Trade Unionists Request a Meeting With Brazilian President Lula in Havana To Talk About the Absence of Trade Union Rights in Cuba

Iván Hernández Carrillo, secretary general of ASIC, asked Lula to do away with the ideological biases that hinder dialogue. (ASIC)

14ymedio bigger14ymedio, Havana, September 13, 2023 — The Independent Trade Union Association of Cuba (ASIC) sent a letter to Brazilian President Luis Inácio Lula da Silva on Tuesday requesting a meeting with the president during his attendance at the G77 plus China summit, which will be held in Havana on September 15 and 16.

According to the letter, signed by Iván Hernández, general secretary of the organization, the objective is to discuss “the serious labor and union situation of the Island.” The letter, shared by Hernández on the social network X (Twitter), appeals from its first paragraphs to Lula’s past as a union leader during the military dictatorship in the 1970s. “Aware of your actions in defense of trade union rights (…) during your time as a metallurgical worker (…), we ask you for a brief space in your busy schedule,” the document states.

The secretary of ASIC also described the conditions of helplessness of Cuban workers, who “are devoid of mechanisms to channel their demands,” and said that, “on a regular basis,” trade union rights activists suffer harassment from Cuban counterintelligence – which threatens to fire them from their jobs or imprison them – as well as from the very institutions that should protect them.

“The Workers Central Union of Cuba (CTC), the only trade union organization allowed and which is controlled by the State, shows a high level of obsolescence (…) that keeps the worker in permanent distress by not having the basic resources for a dignified existence,” the text continues.

The activist complained about the current relations between workers and the State institutions, which, he said, insist on “taking positions that don’t allow for possible solutions” that would alleviate the country’s economic crisis.

Hernández invited the president to remove any “ideological” prejudice that may hinder his treatment with the ASIC, frequently discredited by the Cuban regime, and urged him to review the policies of Havana

“We address you as a supporter of the workers’ struggle,” the document states, reminding the president that basic guarantees such as the right to strike and collective bargaining, which are respected in Brazil, are “non-existent” in Cuba, which facilitates “the predominance of bureaucracy and corruption to the detriment of a climate that generates productivity, efficiency, fair wages and new jobs that overcome widespread underemployment,” he continues.

Hernández invited the president to remove any “ideological” prejudice that could hinder his dealings with ASIC, frequently discredited by the Cuban regime, and urged him to review the policies of Havana that, the activist says, “favor stagnation and lack of hope for a better future.”

Skeptical of the possibility of the Brazilian president agreeing to meet with an opposition organization, people commenting on the letter on social networks argued that Lula is one of Miguel Díaz-Canel’s closest allies. On X, a user wrote: “I think he’s asking the wrong person. Lula is an accomplice of this regime.”

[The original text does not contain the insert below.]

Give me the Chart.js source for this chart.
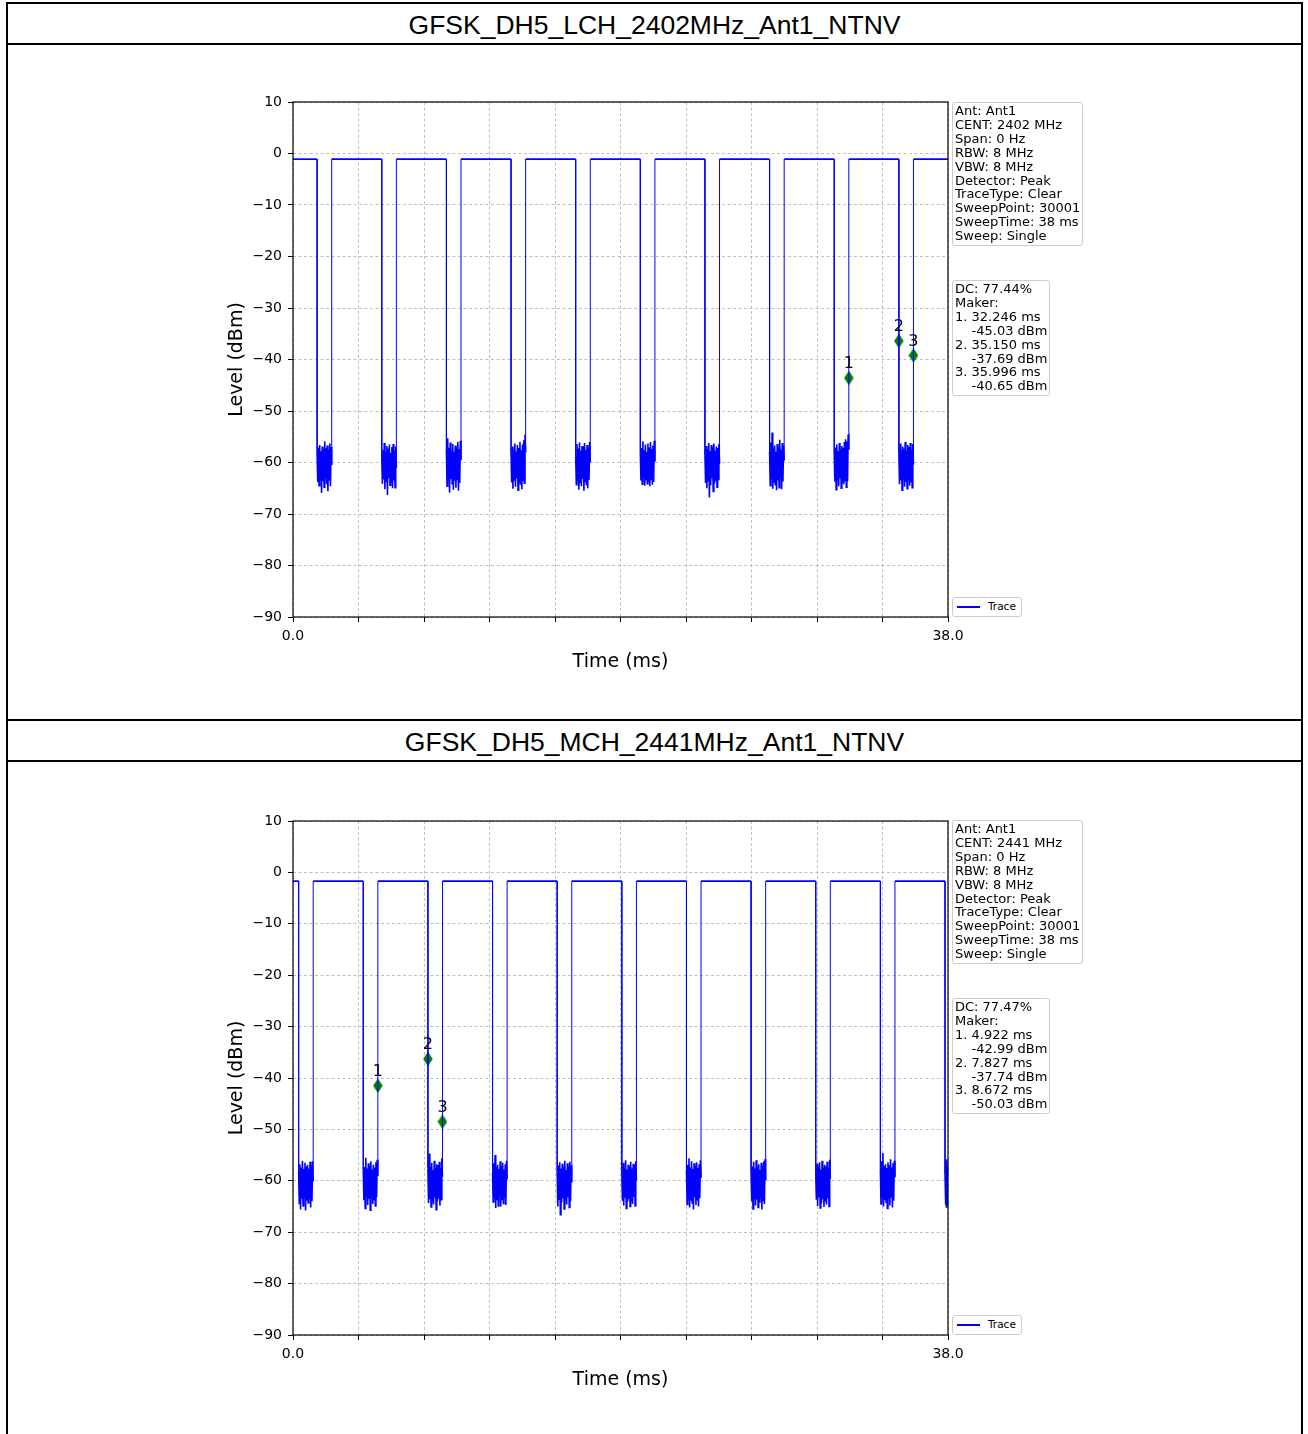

Another called the document “worthless paper,” which will not even get an acknowledgment of receipt from the president. “But do they write to the thief Lula? The greatest ally of the dictatorship? The one who is raising taxes in Brazil and giving himself a great life with the people’s money? I didn’t understand,” said a third user.

Last February, the Alternative Democrática Sindical de las Américas (ADS), an association that brings together workers from the region, denounced the “arbitrary” detention of seven of their affiliated ASIC members for their opposition to the Cuban government.

According to the organization, the arrested trade unionists – among whom was Hernández himself – were accused of poisoning the water of several children’s daycare centers.

The ADS then stated that it has frequently denounced and rejected before international authorities and organizations the “permanent campaign of discredit, persecution and violation of human rights,” and pointed out that arbitrary detention was just one more strategy of the Government to “annihilate independent trade unionism.”